Am meisten verbreitet ist es im Tierreich, dass die männlichen Individuen nach dem Zeugungsakt ihrer Wege gehen. Ernährung und Behütung der Jungen ist Sache der Mütter und anderen weiblich Verwandten. Wo die männlichen Tiere immerhin mit ihrem Harem und den Jungtieren zusammenleben, da beteiligen sie sich, wie die Löwen, nicht einmal am Erwerb der gemeinsamen Nahrung: Auch das besorgen die Löwinnen, sie jagen in Gemeinschaft, während der Pascha restlos damit ausgelastet ist, die Gruppe gegen Feinde zu verteidigen und... andere Löwenmänner von seinem Harem fernzuhalten. Das lastet ihn nicht nur aus, sondern nimmt ihn so in Anspruch, dass er schon nach wenigen Jahren das Rudel einem Stärkeren und Jüngeren überlassen muss (dem es dann ebenso ergehen wird). Mehr als die Abgabe seines Samenpakets hat er bis dahin zur Erhaltung seiner Art nicht beigetragen. 

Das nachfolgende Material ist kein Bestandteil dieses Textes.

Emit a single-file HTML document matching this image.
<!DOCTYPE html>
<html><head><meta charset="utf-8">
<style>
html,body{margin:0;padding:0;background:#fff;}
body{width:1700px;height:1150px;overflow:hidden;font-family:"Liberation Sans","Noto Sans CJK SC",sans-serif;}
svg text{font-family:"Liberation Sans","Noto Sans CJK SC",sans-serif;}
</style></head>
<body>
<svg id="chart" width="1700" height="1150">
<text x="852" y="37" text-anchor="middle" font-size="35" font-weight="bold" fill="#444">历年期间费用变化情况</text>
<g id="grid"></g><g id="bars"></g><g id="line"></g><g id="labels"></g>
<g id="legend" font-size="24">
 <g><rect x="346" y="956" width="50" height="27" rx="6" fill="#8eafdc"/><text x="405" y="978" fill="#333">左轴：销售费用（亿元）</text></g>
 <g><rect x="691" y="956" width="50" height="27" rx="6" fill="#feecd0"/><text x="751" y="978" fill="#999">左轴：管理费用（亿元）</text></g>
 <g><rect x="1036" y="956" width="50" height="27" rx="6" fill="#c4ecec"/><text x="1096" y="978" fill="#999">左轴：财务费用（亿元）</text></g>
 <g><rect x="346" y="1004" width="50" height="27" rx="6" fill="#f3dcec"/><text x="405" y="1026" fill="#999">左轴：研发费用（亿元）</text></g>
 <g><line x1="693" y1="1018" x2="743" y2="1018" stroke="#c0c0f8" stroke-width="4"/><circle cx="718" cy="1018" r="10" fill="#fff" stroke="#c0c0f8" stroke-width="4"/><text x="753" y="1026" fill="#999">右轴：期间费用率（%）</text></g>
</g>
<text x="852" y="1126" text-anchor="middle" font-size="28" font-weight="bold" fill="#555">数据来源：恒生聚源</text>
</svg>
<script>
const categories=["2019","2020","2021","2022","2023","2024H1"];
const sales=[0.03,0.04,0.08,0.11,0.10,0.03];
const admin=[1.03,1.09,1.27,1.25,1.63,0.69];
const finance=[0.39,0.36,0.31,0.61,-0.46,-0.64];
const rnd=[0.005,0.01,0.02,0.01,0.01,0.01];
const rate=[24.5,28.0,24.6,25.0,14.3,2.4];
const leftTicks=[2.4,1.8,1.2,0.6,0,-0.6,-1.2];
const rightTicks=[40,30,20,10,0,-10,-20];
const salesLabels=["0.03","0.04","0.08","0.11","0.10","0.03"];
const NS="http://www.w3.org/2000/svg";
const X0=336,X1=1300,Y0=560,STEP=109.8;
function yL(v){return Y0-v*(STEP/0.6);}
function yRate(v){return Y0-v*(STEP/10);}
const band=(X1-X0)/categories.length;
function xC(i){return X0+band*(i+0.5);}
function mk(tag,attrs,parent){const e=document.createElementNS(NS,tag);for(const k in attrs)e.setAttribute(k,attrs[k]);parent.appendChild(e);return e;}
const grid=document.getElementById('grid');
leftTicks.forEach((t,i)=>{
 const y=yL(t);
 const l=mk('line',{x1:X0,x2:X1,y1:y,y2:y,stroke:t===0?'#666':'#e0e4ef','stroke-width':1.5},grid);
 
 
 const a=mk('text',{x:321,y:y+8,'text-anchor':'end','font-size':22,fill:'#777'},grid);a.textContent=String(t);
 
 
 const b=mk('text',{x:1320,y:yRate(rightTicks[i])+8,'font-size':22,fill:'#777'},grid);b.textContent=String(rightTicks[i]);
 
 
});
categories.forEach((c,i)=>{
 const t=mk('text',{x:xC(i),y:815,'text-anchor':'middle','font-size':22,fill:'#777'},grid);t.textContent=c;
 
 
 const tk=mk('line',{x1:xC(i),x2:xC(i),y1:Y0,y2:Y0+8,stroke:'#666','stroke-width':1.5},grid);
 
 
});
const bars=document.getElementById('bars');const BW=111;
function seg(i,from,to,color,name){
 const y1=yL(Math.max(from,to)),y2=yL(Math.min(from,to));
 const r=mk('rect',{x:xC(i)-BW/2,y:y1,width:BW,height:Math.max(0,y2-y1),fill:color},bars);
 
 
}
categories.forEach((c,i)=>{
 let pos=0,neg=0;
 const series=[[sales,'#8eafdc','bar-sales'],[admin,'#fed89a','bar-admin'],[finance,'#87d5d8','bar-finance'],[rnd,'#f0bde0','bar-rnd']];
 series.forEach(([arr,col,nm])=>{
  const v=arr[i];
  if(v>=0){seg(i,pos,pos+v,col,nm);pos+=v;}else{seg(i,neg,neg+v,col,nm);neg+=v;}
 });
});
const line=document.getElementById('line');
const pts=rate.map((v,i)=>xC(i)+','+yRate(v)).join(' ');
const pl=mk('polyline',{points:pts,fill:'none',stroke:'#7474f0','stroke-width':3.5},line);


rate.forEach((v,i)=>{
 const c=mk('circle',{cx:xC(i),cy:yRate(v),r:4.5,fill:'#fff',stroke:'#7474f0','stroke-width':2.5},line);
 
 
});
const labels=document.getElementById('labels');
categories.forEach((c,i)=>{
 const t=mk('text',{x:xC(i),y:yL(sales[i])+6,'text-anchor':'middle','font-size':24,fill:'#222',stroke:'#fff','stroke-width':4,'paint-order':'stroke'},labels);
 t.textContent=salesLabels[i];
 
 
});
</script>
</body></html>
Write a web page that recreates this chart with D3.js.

Bei anderen Rudeltieren mit einer komplexeren sozialen Organisation, nämlich bei Beutegreifern, die wie Wölfe und Hyänen im Verband jagen, beteiligen sich regelmäßig männliche wie weibliche Tiere an der Beschaffung der gemein- samen Nahrung; aber nur gelegentlich beteiligen sich die männlichen Tiere auch an der Aufzucht der Jungen, indem sie sich nachsichtig auch mal auf der Nase rumtanzen lassen. (Eine Kuriosität ist der Polarfuchs: Der lebt nicht mit der Fähe und ihren Kindern im selben Bau, versorgt sie auch nicht mit Nahrung. Aber morgens holt er die Jungen zuhause ab und zieht mit ihnen aus, um sie das Jagen zu lehren.) Bei manchen Vögeln kommt es schließlich vor, dass Mutter- und Vatertier sich nicht nur beim Füttern, sondern schon bei der Brut ablösen. Aber immer sind es die Väter, die sich an dem beteiligen, was die Mütter angefangen haben - individuell.

Dass das männliche Geschlecht als Ganzes eine Tätigkeit entwickelt, die zur Erhaltung der Art einen eigenen Beitrag leistet, kommt aber nur bei uns Menschen vor. Die Männer jagen. Das tat die Familie Homo "von Hause aus" nicht. Unsere Vorfahren werden - wie unsere nächsten Verwandten, die Schimpansen und Bonobos - in größeren Gruppen gesammelt haben: um sich gegen Nahrungskonkurrenten durchsetzen zu können. Und wenn sie dabei auch gelegentlich kleinere Affen getötet und gefressen haben, so tat es doch jedes Individuum für sich - wie eben noch heute Schimpansen und Bonobos. Gesammelt und erst nachher geteilt wird dort nicht, und sowenig wie das reguläre Sammeln wird gelegent-liches Jagen organisiert. Doch erst Organisation macht Arbeitsteilung möglich.

*

Vorstehende Zeilen sind bald zwanzig Jahre alt. Heute kann ich hinzufügen: Der Eigenbeitrag, den das Männliche zur Ausbildung unserer Gattung geleistet hat, betrifft an allererster Stelle das Gehirn; erstens überhaupt und allgemein, zweitens im Besondern, indem sie beim Jagen das Eiweiß anschaffen, das für die Ausbildung des großen Gehirns not- wendig ist. Das merke ich ihm noch heute an: Am männlichsten komme ich mir immer beim Nachdenken vor. Ich wünschte, es wäre weiter verbreitet.